Everyone is susceptible to mental health issues

Outpatient mental health care: types of services

Original Medicare Part B (medical insurance) helps pay for these covered outpatient services:

  • One depression screening per year
  • Individual and group psychotherapy
  • Family counseling
  • Testing to find out if you’re getting the services you need and if your current treatment is helping you
  • Psychiatric evaluation
  • Medication management
  • Certain prescription drugs that aren’t usually self-administered, like some injections.
  • Diagnostic tests
  • Partial hospitalization
  • A one-time “Welcome to Medicare” preventive visit that includes a review of your
    potential risk factors for depression
  • A yearly “wellness” visit, which is a good time to talk to your doctor or other health care
    provider about changes in your mental health so they can evaluate your changes year to
    year
  • Treatment of inappropriate alcohol and drug use

Inpatient mental health care

  • Medicare Part A (hospital insurance) helps pay for mental health services that require inpatient admission to a hospital
  • You can get these services either in a general hospital or in a psychiatric hospital that only cares for people with mental health conditions

Medicare may cover partial hospitalization

  • Medicare Part B covers partial hospitalization in some cases
  • This type of treatment is provided during the day and doesn’t require an overnight stay

Medicare helps cover many mental health care costs

Prescription drug coverage

  • To get Medicare prescription drug coverage, you must join a Medicare Prescription Drug Plan. Medicare drug plans are managed by insurance companies and other private companies approved by Medicare.
  • Each Medicare drug plan can vary in cost and in the specific drugs it covers. It’s important to know your plan’s coverage rules and your rights.
  • If you take prescription drugs for a mental health condition, find out whether a plan covers your drugs before you enroll. Visit Medicare.gov/find-a-plan to find out which plans cover your drugs.

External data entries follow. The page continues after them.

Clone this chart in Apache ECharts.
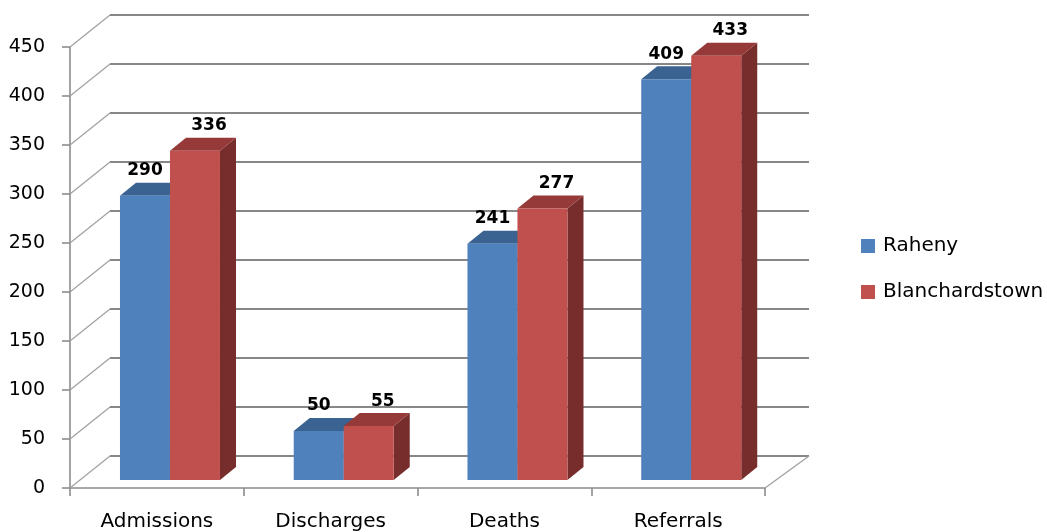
<!DOCTYPE html>
<html>
<head>
<meta charset="utf-8">
<style>html,body{margin:0;padding:0;background:#fff;}#c{width:1047px;height:532px;}</style>
<script src="https://cdn.jsdelivr.net/npm/echarts@6/dist/echarts.min.js"></script>
</head>
<body>
<div id="c"></div>
<script>
const categories = ['Admissions', 'Discharges', 'Deaths', 'Referrals'];
const raheny = [290, 50, 241, 409];
const blanchardstown = [336, 55, 277, 433];
const yTicks = [0, 50, 100, 150, 200, 250, 300, 350, 400, 450];

const FONT = 'DejaVu Sans';
const WALL_DX = 40, WALL_DX_R = 44, WALL_DY = 32;
const BAR_PLANE_DY = 8, BAR_DX = 16, BAR_DY = 13;
const palettes = [
  { front: '#4F81BD', top: '#3A6391', side: '#2F5177', labelShift: 0 },
  { front: '#C0504D', top: '#953A38', side: '#772D2B', labelShift: 14 }
];

function wallItem(params, api) {
  const v = api.value(1);
  const y = api.coord([0, v])[1];
  const cs = params.coordSys;
  const L = cs.x, R = cs.x + cs.width;
  const children = [
    { type: 'line', shape: { x1: L, y1: y, x2: L + WALL_DX, y2: y - WALL_DY },
      style: { stroke: '#a0a0a0', lineWidth: 1.2 } },
    { type: 'line', shape: { x1: L + WALL_DX, y1: y - WALL_DY, x2: R + WALL_DX_R, y2: y - WALL_DY },
      style: { stroke: '#878787', lineWidth: 1.8 } }
  ];
  if (v === 0) {
    children.push({ type: 'line', shape: { x1: R, y1: y, x2: R + WALL_DX_R, y2: y - WALL_DY },
      style: { stroke: '#a0a0a0', lineWidth: 1.2 } });
  }
  return { type: 'group', children };
}

function barRenderer(si) {
  const p = palettes[si];
  return function (params, api) {
    const cat = api.value(0), v = api.value(1);
    const top = api.coord([cat, v]);
    const base = api.coord([cat, 0]);
    const band = api.size([1, 0])[0];
    const w = band * 0.2878;
    const x0 = top[0] + band * (si === 0 ? -0.2124 : 0.0754);
    const x1 = x0 + w;
    const yt = top[1] - BAR_PLANE_DY;
    const yb = base[1] - BAR_PLANE_DY;
    return {
      type: 'group',
      children: [
        { type: 'polygon', shape: { points: [[x1, yt], [x1 + BAR_DX, yt - BAR_DY], [x1 + BAR_DX, yb - BAR_DY], [x1, yb]] },
          style: { fill: p.side } },
        { type: 'polygon', shape: { points: [[x0, yt], [x1, yt], [x1 + BAR_DX, yt - BAR_DY], [x0 + BAR_DX, yt - BAR_DY]] },
          style: { fill: p.top } },
        { type: 'rect', shape: { x: x0, y: yt, width: w, height: yb - yt },
          style: { fill: p.front } },
        { type: 'text', x: (x0 + x1) / 2 + p.labelShift, y: yt - 25,
          style: { text: String(v), fill: '#000', font: 'bold 17px "' + FONT + '"', align: 'center', verticalAlign: 'middle' } }
      ]
    };
  };
}

const chart = echarts.init(document.getElementById('c'), null, { renderer: 'canvas' });
chart.setOption({
  animation: false,
  backgroundColor: '#fff',
  grid: { left: 70, right: 282, top: 47, bottom: 44, containLabel: false },
  legend: {
    orient: 'vertical', left: 856, top: 231,
    itemWidth: 14, itemHeight: 14, itemGap: 26, icon: 'rect',
    data: ['Raheny', 'Blanchardstown'],
    textStyle: { fontFamily: FONT, fontSize: 20, color: '#000', lineHeight: 20, padding: [0, 0, 0, 3] }
  },
  xAxis: {
    type: 'category', data: categories, boundaryGap: true,
    axisLine: { lineStyle: { color: '#8c8c8c', width: 1.6 } },
    axisTick: { show: true, length: 8, lineStyle: { color: '#8c8c8c', width: 1.6 } },
    axisLabel: { fontFamily: FONT, fontSize: 20, color: '#000', margin: 24 },
    splitLine: { show: false }
  },
  yAxis: {
    type: 'value', min: 0, max: 450, interval: 50,
    axisLine: { show: true, lineStyle: { color: '#8c8c8c', width: 1.6 } },
    axisTick: { show: true, length: 8, lineStyle: { color: '#8c8c8c', width: 1.6 } },
    axisLabel: { fontFamily: FONT, fontSize: 19, color: '#000', margin: 25 },
    splitLine: { show: false }
  },
  series: [
    { type: 'custom', name: 'wall', z: 1, silent: true, renderItem: wallItem,
      data: yTicks.map(v => [0, v]), encode: { x: 0, y: 1 } },
    { type: 'custom', name: 'Raheny', z: 2, itemStyle: { color: palettes[0].front },
      renderItem: barRenderer(0), data: raheny.map((v, i) => [i, v]), encode: { x: 0, y: 1 } },
    { type: 'custom', name: 'Blanchardstown', z: 3, itemStyle: { color: palettes[1].front },
      renderItem: barRenderer(1), data: blanchardstown.map((v, i) => [i, v]), encode: { x: 0, y: 1 } }
  ]
});
</script>
</body>
</html>
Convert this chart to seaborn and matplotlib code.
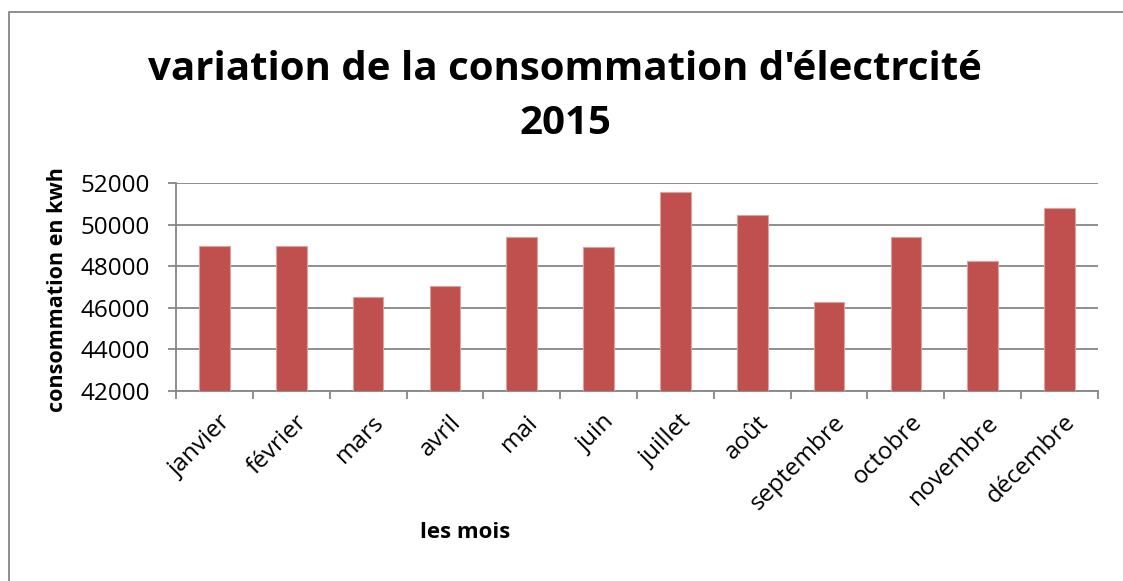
import matplotlib
matplotlib.use("Agg")
import matplotlib.pyplot as plt
import matplotlib.transforms as mtransforms
import seaborn as sns
import pandas as pd
from matplotlib.patches import Rectangle
from matplotlib.ticker import FixedLocator, NullFormatter

months = ["janvier", "février", "mars", "avril", "mai", "juin", "juillet",
          "août", "septembre", "octobre", "novembre", "décembre"]
consumption = [48960, 48960, 46520, 47050, 49420, 48930, 51580,
               50440, 46260, 49410, 48250, 50810]
yticks = [42000, 44000, 46000, 48000, 50000, 52000]

df = pd.DataFrame({"mois": months, "conso": consumption})

sns.set_theme(style="white")
plt.rcParams['font.family'] = ['Open Sans', 'DejaVu Sans']
plt.rcParams['text.color'] = 'black'

fig = plt.figure(figsize=(11.23, 5.81), dpi=100)
ax = fig.add_axes([176/1123, 1 - 391/581, (1098-176)/1123, (391-183)/581])

sns.barplot(data=df, x="mois", y="conso", color="#C0504D", width=0.4,
            saturation=1, edgecolor="#D9A3A1", linewidth=0.8, ax=ax, zorder=3)

ax.set_ylim(42000, 52000)
ax.set_xlim(-0.5, 11.5)
ax.set_yticks(yticks)
ax.set_yticklabels([str(v) for v in yticks], fontsize=17.5, color="black")
ax.yaxis.grid(True, color="#868686", linewidth=1.3, zorder=0)
ax.set_axisbelow(True)

for s in ["top", "right"]:
    ax.spines[s].set_visible(False)
for s in ["left", "bottom"]:
    ax.spines[s].set_color("#868686")
    ax.spines[s].set_linewidth(1.3)

ax.tick_params(axis="y", which="major", length=6, width=1.3, color="#868686",
               left=True, pad=13)
ax.set_xticks(range(len(months)))
ax.set_xticklabels(months, rotation=45, ha="right", va="top",
                   rotation_mode="anchor", fontsize=17.5, color="black")
ax.tick_params(axis="x", which="major", length=0, pad=14)
offset = mtransforms.ScaledTranslation(4/100, 0, fig.dpi_scale_trans)
for lbl in ax.get_xticklabels():
    lbl.set_transform(lbl.get_transform() + offset)
ax.xaxis.set_minor_locator(FixedLocator([i - 0.5 for i in range(len(months) + 1)]))
ax.xaxis.set_minor_formatter(NullFormatter())
ax.tick_params(axis="x", which="minor", length=6, width=1.3, color="#868686",
               bottom=True)

ax.set_xlabel("")
ax.set_ylabel("")
fig.text(58/1123, 1 - 290/581, "consommation en kwh", fontsize=15.5,
         fontweight="bold", rotation=90, ha="center", va="center")
fig.text(465/1123, 1 - 533/581, "les mois", fontsize=16, fontweight="bold",
         ha="center", va="center")

fig.text(565/1123, 1 - 70/581, "variation de la consommation d'électrcité",
         fontsize=29, fontweight="bold", ha="center", va="center")
fig.text(565/1123, 1 - 123/581, "2015",
         fontsize=29, fontweight="bold", ha="center", va="center")

fig.patches.append(Rectangle((9/1123, -0.1), 1.2, 1 - 12/581 + 0.1,
                             transform=fig.transFigure, fill=False,
                             edgecolor="#868686", linewidth=1.3))

fig.savefig("out.png", dpi=100)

For more details on Medicare coverage of mental health treatment, go to Medicare.gov.


Any of the conditions listed below may indicate a mental health issue.* Help is available — talk to your doctor or other health care provider if you think any of these exist:

  • Thoughts of ending your life (like a fixation on death or suicidal thoughts or attempts). More information is available from the National Suicide Prevention Lifeline.
  • Sad, empty, or hopeless feelings
  • Loss of self-worth (like worries about being a burden, feelings of worthlessness, or self-
    loathing)
  • Social withdrawal and isolation (like you don’t want to be with friends, engage in
    activities or leave home)
  • Little interest in things you used to enjoy
  • A lack of energy
  • Trouble concentrating
  • Trouble sleeping (difficulty falling asleep or staying asleep, oversleeping, or daytime
    sleepiness)
  • Weight loss or loss of appetite
  • Increased use of alcohol or other drugs

* From “Medicare and Your Mental Health Benefits,” a booklet published by the Department of Health and Human Services, July 2019.